How to Find Your Top Strengths at Work
Matthew Frye-Castillo
If you are considering a career change, searching for a new job, or simply want to deepen your involvement in your current role, consider taking the VIA (Virtues in Action) Character Strength Survey.
In short, the idea of this survey is that individuals who routinely use their top three strengths report higher degrees of personal and professional satisfaction.
This clinically validated tool is free to use and takes under 15-minutes to complete. Click the link here to discover your strengths!
Credit: VIA Institute on Character
BACKGROUND
Psychology has a reputation for looking for what’s wrong with people. Sometimes, this eagerness for a diagnosis can cause more harm than good. There’s even a word – iatrogenesis – for when a psychologist causes a condition they are treating because of how they act toward a client.
For example, take a child with an extreme fear of loud noises. A psychologist asks if the child is afraid of the dark because she wants to know what they generally fear. The child says no, they aren’t afraid of the dark. The psychologist asks why. The child suddenly thinks about the dark – all of the spooky things that can occur – and quickly becomes afraid of the dark. That’s a simple example of iatrogenesis.
In the late 1940s, several psychologists, led by Carl Rogers, aimed to avoid accidentally suggesting illnesses by moving to patient-centric models instead of diagnostic-centric models. Rogers became one of the founders of Humanistic Psychology, which gained popularity in the '70s. By the late '90s, Humanistic Psychology had moved to a data-driven field under the banner of Positive Psychology.
This movement shifted from dwelling almost exclusively on negative behavior, as earlier movements like Freudian psychology and Behaviorism did, to finding and reinforcing more positive and empowering impulses. One of its pioneers, Martin Seligman, noted that psychologists had spent a century studying what makes people unhappy, but rarely what makes us happy: “psychology was half-baked, literally half-baked. We had baked the part about mental illness […] The other side’s unbaked, the side of strength, the side of what we’re good at.”

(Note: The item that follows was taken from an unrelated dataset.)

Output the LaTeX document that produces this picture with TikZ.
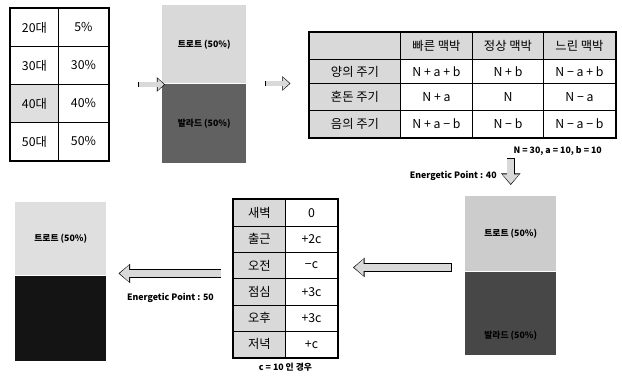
\documentclass[tikz,border=0pt]{standalone}
\usepackage{fontspec}
\setmainfont{Noto Sans CJK KR}
\usepackage{tikz}
\usetikzlibrary{matrix, positioning, calc, arrows.meta}

\newcommand{\tabfont}{\fontsize{10.5}{12}\selectfont}
\newcommand{\notefont}{\fontsize{7.5}{9}\selectfont\bfseries}

\tikzset{
  tabgrid/.style={matrix of nodes, inner sep=0pt, row sep=-\pgflinewidth, column sep=-\pgflinewidth,
    nodes={draw, inner sep=0pt, outer sep=0pt, anchor=center, font=\tabfont}},
  headfill/.style={fill=gray!30},
  bartop/.style={anchor=north west, inner sep=0pt, font=\notefont},
  barbot/.style={below=0pt of #1, inner sep=0pt, font=\notefont},
  hollow/.style={line width=7pt, draw=black, -{Triangle[length=10pt,width=16pt]},
    postaction={draw=gray!30, line width=5.6pt, -{Triangle[length=8pt,width=13.6pt]}, shorten >=1pt, shorten <=0.7pt}},
  smallhollow/.style={line width=5pt, draw=black, -{Triangle[length=7pt,width=12pt]},
    postaction={draw=gray!30, line width=3.8pt, -{Triangle[length=5.4pt,width=9.8pt]}, shorten >=0.9pt, shorten <=0.6pt}},
}

\begin{document}
\begin{tikzpicture}[x=0.03cm, y=-0.03cm]
    \useasboundingbox (0,0) rectangle (622,376);

    % tabella eta'
    \matrix (agetab) [tabgrid, anchor=north west,
        nodes={minimum height=1.14cm},
        column 1/.style={nodes={minimum width=1.44cm}},
        column 2/.style={nodes={minimum width=1.5cm}}] at (10,8) {
      20대 & 5\% \\
      30대 & 30\% \\
      |[fill=gray!25]| 40대 & 40\% \\
      50대 & 50\% \\
    };
    \draw[line width=1pt] (agetab.north west) rectangle (agetab.south east);

    % prima barra
    \node[bartop, fill=gray!30, minimum width=2.52cm, minimum height=2.34cm] (bar1top) at (162,5) {트로트 (50\%)};
    \node[barbot=bar1top, fill=black!62, minimum width=2.52cm, minimum height=2.37cm] (bar1bot) {발라드 (50\%)};

    % tabella dei cicli
    \matrix (cyctab) [tabgrid, anchor=north west, nodes in empty cells,
        row 1/.style={nodes={minimum height=0.81cm}},
        row 2/.style={nodes={minimum height=0.72cm}},
        row 3/.style={nodes={minimum height=0.81cm}},
        row 4/.style={nodes={minimum height=0.81cm}},
        column 1/.style={nodes={minimum width=2.73cm}},
        column 2/.style={nodes={minimum width=2.16cm}},
        column 3/.style={nodes={minimum width=2.13cm}},
        column 4/.style={nodes={minimum width=2.16cm}}] at (309,32) {
      |[headfill]| & |[headfill]| 빠른 맥박 & |[headfill]| 정상 맥박 & |[headfill]| 느린 맥박 \\
      |[headfill]| 양의 주기 & N + a + b & N + b & N − a + b \\
      |[headfill]| 혼돈 주기 & N + a & N & N − a \\
      |[headfill]| 음의 주기 & N + a − b & N − b & N − a − b \\
    };
    \draw[line width=1.4pt] (cyctab.north west) rectangle (cyctab.south east);
    \node[font=\notefont, anchor=north east] (vals) at ($(cyctab.south east)+(-10,4)$) {N = 30,\ a = 10,\ b = 10};

    % seconda barra
    \node[bartop, fill=gray!40, minimum width=2.73cm, minimum height=2.25cm] (bar4top) at (465,196) {트로트 (50\%)};
    \node[barbot=bar4top, fill=black!72, minimum width=2.73cm, minimum height=2.49cm] (bar4bot) {};
    \node[font=\notefont] (bar4txt) at ($(bar4bot.south)+(0,-19)$) {발라드 (50\%)};

    % tabella orari
    \matrix (daytab) [tabgrid, anchor=north west,
        nodes={minimum height=0.79cm},
        column 1/.style={nodes={minimum width=1.56cm}},
        column 2/.style={nodes={minimum width=1.56cm}}] at (233,199) {
      |[headfill]| 새벽 & 0 \\
      |[headfill]| 출근 & +2c \\
      |[headfill]| 오전 & −c \\
      |[headfill]| 점심 & +3c \\
      |[headfill]| 오후 & +3c \\
      |[headfill]| 저녁 & +c \\
    };
    \draw[line width=1.4pt] (daytab.north west) rectangle (daytab.south east);
    \node[font=\notefont, below=1pt of daytab] (cnote) {c = 10 인 경우};

    % terza barra
    \node[bartop, fill=gray!25, minimum width=2.73cm, minimum height=2.19cm] (bar5top) at (15,202) {트로트 (50\%)};
    \node[barbot=bar5top, fill=black!92, minimum width=2.73cm, minimum height=2.55cm] (bar5bot) {};

    % frecce
    \draw[smallhollow] ($(agetab.east)+(29,0)$) -- ($(agetab.east -| bar1top.west)+(3,0)$);
    \draw[smallhollow] ($(bar1top.south east)+(19,0)$) -- ($(bar1top.south east)+(44,0)$);
    \draw[hollow] ($(bar4top.north)+(0,-38)$) -- ($(bar4top.north)+(0,-11)$);
    \node[font=\notefont, anchor=east] (ep40) at ($(bar4top.north)+(-10,-20)$) {Energetic Point : 40};
    \draw[hollow] ($(bar4top.south west)+(-13,-4)$) -- ($(bar4top.south west)+(-112,-4)$);
    \draw[hollow] ($(bar5top.south east)+(115,-2)$) -- ($(bar5top.south east)+(12,-2)$);
    \node[font=\notefont] (ep50) at ($(bar5top.south east)+(64,22)$) {Energetic Point : 50};
\end{tikzpicture}
\end{document}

Along with psychologist Christopher Peterson, Seligman conducted hundreds of experiments and thousands of interviews to understand what makes people happy. They developed in-depth methodologies and more applicable tools. In the workplace, one of their most popular tools is called the VIA Character Strengths Survey (VIA stands for ‘values in action’).

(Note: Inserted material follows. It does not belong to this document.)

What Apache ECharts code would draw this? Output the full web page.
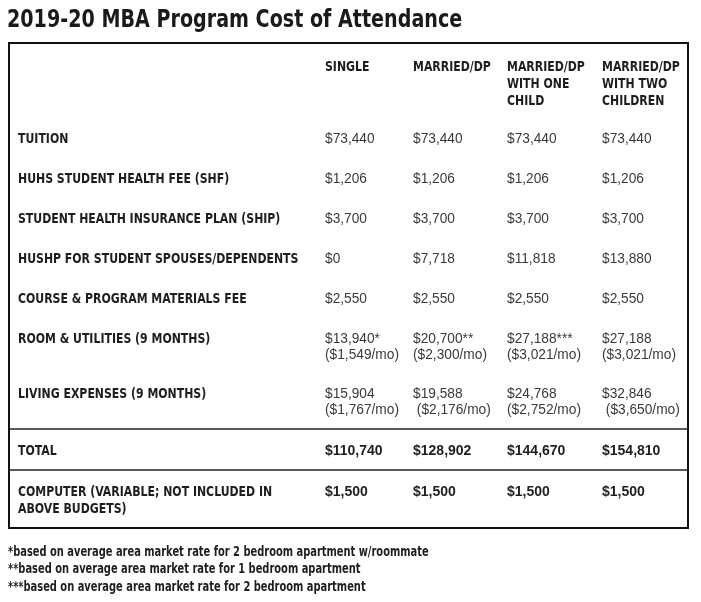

This survey is based on the belief that we all possess a set of core virtues; by exercising them, we contribute to our overall well-being. These virtues include wisdom, courage, humanity, justice, temperance, and transcendence.
The survey measures 24 character strengths, such as creativity, perseverance, kindness, and leadership, that fall under these broader virtues.
Researchers found that employees who routinely exercised their top three strengths had higher job satisfaction and success. For example, someone with strong leadership and communication skills might excel in a managerial role, while someone with a knack for creativity and innovation might thrive in a more entrepreneurial setting.
Understanding your top strengths can also help you leverage these strengths to perform better and make a unique contribution. It can guide your goal setting and help determine which training, certifications, or conferences to attend. Lastly, knowing your top strengths will help you communicate your value to employers and clients, leading to greater opportunities for advancement and success.